Figure 5. Error distribution for experiment B-order 3: (a) 15 min prediction; (b) 30 min prediction (c) 60 min prediction.

Figure 6 illustrates the residuals’ auto-correlation for order 3 obtained with a lag of 25. The yellow interval shows a 99% limit of confidence, which indicates that this model describes well the building dynamics.

Figure 6. Residual autocorrelation—Experiment B—order 3.

4.4. Experiment C (Heating Power = 1500 W)

Table 10, Table 11 and Table 12 illustrate the influence of the order of the grey-box model on the temperature predictions at 15, 30 and 60 minutes. It could be observed that the optimal order is equal to 2, with a slight difference with orders 3 and 4. Results show that this dataset explains the best the building’s dynamics since all models’ orders present satisfactory performances with the greatest fit percentage and the lowest RMSE. This confirms the results obtained in [15], where the order 2 was the most performing order with RMSE less than 0.5 °C and fit percent equal to 94% for 1-hour prediction.

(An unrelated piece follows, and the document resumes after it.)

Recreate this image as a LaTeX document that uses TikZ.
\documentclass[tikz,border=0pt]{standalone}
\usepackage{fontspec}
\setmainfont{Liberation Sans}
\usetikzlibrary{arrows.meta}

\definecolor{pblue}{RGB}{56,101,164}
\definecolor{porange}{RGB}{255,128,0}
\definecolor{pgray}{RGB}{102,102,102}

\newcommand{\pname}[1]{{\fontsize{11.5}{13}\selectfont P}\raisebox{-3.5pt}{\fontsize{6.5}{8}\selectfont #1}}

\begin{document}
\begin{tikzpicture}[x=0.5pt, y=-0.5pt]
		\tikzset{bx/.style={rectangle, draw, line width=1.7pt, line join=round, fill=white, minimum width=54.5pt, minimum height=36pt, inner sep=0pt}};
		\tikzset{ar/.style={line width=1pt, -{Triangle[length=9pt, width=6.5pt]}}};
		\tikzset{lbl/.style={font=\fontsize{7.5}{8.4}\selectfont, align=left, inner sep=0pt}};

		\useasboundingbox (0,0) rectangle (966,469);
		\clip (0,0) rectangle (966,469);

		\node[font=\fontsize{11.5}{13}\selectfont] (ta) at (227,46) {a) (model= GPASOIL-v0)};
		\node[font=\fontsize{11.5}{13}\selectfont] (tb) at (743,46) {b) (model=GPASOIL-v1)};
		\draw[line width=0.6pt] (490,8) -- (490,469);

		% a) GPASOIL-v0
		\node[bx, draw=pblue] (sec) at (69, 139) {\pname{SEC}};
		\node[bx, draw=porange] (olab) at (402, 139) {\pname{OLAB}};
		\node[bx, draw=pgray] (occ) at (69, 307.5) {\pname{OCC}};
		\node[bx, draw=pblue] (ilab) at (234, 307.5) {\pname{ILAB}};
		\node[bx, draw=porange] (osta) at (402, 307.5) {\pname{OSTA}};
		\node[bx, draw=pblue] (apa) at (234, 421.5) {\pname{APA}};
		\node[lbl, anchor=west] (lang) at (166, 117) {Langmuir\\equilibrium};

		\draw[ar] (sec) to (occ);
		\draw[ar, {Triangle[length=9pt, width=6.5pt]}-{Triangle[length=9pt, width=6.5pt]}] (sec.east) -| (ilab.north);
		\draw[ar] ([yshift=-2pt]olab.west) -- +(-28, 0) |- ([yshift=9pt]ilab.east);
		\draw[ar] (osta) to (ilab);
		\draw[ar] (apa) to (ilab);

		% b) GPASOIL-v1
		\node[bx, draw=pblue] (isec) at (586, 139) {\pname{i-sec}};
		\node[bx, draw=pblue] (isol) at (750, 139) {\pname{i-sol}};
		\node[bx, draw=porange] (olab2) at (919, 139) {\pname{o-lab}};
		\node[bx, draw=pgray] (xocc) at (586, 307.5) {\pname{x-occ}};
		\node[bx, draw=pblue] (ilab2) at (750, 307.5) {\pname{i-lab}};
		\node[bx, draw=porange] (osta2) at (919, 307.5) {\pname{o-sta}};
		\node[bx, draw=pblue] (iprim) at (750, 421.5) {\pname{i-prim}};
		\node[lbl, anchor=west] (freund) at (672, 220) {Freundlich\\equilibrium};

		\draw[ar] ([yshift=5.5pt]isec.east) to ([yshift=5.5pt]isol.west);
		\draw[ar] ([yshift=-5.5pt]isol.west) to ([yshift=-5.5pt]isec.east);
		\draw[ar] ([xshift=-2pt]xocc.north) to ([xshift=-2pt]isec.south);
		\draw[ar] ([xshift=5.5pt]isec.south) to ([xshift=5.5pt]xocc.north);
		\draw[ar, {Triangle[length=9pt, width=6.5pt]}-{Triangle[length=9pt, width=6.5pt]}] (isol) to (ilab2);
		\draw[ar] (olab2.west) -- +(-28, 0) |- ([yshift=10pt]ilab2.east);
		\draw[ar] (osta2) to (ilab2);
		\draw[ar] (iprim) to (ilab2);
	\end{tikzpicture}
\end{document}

Table 10. Fifteen-minute prediction results for experiment C.

Result	1R1C	2R2C	3R3C	4R4C
Fit percent	93.36	97.2	95.7	96.18
RMSE	0.2349	0.0990	0.1523	0.1353

Table 11. Thirty-minute prediction results for experiment C.

Result	1R1C	2R2C	3R3C	4R4C
Fit percent	83.34	95.56	90.7	92.17
RMSE	0.5895	0.1572	0.3291	0.2769

Table 12. Sixty-minute prediction results for experiment C.

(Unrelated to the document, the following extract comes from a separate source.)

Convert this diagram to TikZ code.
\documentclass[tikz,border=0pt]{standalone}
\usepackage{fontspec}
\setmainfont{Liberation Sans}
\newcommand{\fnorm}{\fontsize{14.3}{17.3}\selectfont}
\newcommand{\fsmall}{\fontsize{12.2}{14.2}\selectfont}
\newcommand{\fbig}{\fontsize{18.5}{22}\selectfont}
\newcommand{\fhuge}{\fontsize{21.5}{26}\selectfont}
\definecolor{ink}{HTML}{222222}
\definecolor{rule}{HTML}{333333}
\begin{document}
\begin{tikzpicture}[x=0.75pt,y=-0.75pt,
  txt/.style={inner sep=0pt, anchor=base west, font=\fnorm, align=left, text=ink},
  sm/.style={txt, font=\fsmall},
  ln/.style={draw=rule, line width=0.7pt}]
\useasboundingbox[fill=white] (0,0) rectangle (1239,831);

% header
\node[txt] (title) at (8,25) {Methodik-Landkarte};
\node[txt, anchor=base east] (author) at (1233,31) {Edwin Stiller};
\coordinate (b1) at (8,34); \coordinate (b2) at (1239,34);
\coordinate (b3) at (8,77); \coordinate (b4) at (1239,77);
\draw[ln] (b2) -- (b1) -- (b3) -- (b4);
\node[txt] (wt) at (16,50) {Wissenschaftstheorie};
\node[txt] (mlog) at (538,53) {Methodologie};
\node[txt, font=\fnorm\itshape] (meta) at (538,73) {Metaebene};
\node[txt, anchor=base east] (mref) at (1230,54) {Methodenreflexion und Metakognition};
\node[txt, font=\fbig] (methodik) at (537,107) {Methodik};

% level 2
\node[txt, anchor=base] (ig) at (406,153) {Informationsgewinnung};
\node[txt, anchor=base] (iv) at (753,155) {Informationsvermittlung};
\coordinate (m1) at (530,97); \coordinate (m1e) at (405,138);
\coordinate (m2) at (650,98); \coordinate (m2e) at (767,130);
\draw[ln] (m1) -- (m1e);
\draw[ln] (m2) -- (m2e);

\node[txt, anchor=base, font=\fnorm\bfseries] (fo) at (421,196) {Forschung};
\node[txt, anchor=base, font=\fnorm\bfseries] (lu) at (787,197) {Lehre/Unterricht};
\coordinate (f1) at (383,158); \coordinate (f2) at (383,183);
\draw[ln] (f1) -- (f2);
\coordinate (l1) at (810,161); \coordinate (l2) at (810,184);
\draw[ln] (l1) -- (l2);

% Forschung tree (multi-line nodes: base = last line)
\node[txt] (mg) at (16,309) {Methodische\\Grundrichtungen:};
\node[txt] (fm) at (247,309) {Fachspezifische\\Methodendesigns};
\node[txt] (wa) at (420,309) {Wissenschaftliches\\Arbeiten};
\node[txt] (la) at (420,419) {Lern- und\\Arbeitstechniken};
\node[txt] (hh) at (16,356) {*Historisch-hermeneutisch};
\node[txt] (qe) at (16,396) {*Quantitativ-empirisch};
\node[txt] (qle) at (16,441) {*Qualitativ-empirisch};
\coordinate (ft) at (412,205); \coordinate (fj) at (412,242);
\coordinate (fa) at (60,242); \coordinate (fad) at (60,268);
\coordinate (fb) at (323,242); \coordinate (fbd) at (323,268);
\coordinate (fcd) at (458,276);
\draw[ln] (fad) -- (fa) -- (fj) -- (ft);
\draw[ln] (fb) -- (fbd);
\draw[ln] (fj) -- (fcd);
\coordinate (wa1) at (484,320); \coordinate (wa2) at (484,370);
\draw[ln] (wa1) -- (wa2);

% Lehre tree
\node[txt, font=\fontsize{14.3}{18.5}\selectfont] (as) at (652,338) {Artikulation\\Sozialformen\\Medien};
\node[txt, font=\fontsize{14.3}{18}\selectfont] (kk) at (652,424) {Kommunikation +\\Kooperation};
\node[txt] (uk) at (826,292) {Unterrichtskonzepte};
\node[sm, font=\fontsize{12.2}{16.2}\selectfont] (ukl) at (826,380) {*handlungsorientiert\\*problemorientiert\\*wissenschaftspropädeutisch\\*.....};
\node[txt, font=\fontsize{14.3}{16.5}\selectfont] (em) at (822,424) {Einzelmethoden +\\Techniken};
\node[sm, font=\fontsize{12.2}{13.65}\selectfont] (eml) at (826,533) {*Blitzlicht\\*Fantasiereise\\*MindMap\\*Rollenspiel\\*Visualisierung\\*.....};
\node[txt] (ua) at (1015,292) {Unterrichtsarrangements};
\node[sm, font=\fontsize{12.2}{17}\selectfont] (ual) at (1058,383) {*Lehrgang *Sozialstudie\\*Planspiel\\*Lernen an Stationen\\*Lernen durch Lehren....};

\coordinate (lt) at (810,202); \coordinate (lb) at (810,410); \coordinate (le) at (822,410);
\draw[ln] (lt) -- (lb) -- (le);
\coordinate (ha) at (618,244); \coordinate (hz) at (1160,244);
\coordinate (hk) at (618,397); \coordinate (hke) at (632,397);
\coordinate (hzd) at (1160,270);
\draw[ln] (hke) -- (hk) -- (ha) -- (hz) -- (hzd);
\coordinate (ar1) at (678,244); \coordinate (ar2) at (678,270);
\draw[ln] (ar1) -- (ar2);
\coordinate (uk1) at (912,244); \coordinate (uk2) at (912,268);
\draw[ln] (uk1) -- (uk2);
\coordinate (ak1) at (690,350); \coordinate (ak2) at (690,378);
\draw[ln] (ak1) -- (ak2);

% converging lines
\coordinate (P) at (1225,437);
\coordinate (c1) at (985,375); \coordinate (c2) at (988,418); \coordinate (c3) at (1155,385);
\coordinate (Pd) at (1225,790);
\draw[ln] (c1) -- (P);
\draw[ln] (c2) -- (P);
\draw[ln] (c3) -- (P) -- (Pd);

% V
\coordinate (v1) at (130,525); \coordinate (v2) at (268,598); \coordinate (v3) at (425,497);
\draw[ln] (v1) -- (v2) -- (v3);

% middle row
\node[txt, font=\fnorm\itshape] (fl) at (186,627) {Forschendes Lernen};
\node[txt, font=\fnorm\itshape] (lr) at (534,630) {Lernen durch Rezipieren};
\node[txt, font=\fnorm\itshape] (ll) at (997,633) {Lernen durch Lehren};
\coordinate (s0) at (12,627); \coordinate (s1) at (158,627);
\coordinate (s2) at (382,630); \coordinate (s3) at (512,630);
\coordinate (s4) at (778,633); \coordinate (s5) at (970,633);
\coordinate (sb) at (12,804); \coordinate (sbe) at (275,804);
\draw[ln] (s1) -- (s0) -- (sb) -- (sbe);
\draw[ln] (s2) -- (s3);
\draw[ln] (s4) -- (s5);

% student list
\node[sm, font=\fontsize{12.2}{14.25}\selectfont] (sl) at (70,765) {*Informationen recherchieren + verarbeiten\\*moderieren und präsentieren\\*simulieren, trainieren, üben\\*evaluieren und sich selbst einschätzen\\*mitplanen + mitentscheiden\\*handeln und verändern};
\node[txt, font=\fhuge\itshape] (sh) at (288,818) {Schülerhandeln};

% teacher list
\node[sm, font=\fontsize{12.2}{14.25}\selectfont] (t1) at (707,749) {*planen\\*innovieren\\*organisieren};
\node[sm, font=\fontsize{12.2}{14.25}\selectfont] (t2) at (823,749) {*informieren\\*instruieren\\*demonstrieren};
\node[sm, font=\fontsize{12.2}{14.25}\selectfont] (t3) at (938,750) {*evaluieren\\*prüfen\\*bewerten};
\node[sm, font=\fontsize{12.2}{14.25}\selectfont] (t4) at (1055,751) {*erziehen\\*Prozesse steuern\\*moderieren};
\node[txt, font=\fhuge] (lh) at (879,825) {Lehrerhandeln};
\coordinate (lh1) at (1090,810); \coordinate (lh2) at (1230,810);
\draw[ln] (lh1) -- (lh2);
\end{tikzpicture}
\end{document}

Result	1R1C	2R2C	3R3C	4R4C
Fit percent	71.49	93.54	84.71	87.59
RMSE	1.0090	0.2285	0.5410	0.4392

Figure 7 shows the error distribution corresponding to the second order. It could be observed that about 99% of the data have an error of less than 0.5 °C for 15- and 30-min predictions and 97% for 60-min predictions.

Figure 7. Error distribution for experiment C-order 2: (a) 15 min prediction; (b) 30 min prediction (c) 60 min prediction.

Figure 8 shows the residuals’ auto-correlation for order 2 with a lag of 25. The yellow interval indicates a 99% limit of confidence. This figure indicates that this model describes the building dynamics well.

Figure 8. Residual autocorrelation—Experiment C—order 2.

By analyzing the previous results, we noticed that the choice of the model’s order depended on the data dynamics. The prediction for the most reliable order for all the data sets present performing results for short term forecasting. Dynamic data with heating at 1500 W reveal the most buildings’ dynamics. We can notice the need for an automated process combining many datasets and grey-box models able to determine the most performing order for the best dataset revealing the real dynamics of the building.

5. Conclusions

This paper presented a method for the determination of the optimal order of the grey-box models used in forecasting building’s thermal behavior in different thermal conditions. Experiments were conducted in a monitored room with three values of the heating power. These experiments were used for the analysis of the influence of the order of the grey-box models on the quality of the short-time forecasting of the indoor temperature. Results show that the optimal order of the grey-box models depends on the buildings’ thermal conditions, but generally lies between 2 and 3 with an error less than 0.2 °C and a fit percent greater than 90% for all prediction times. Analyses indicate that in the case of dynamic heating, the first order is not sufficient for the identification process. This study reveals a need for data in different heating conditions to determine the optimal order of the grey-box models.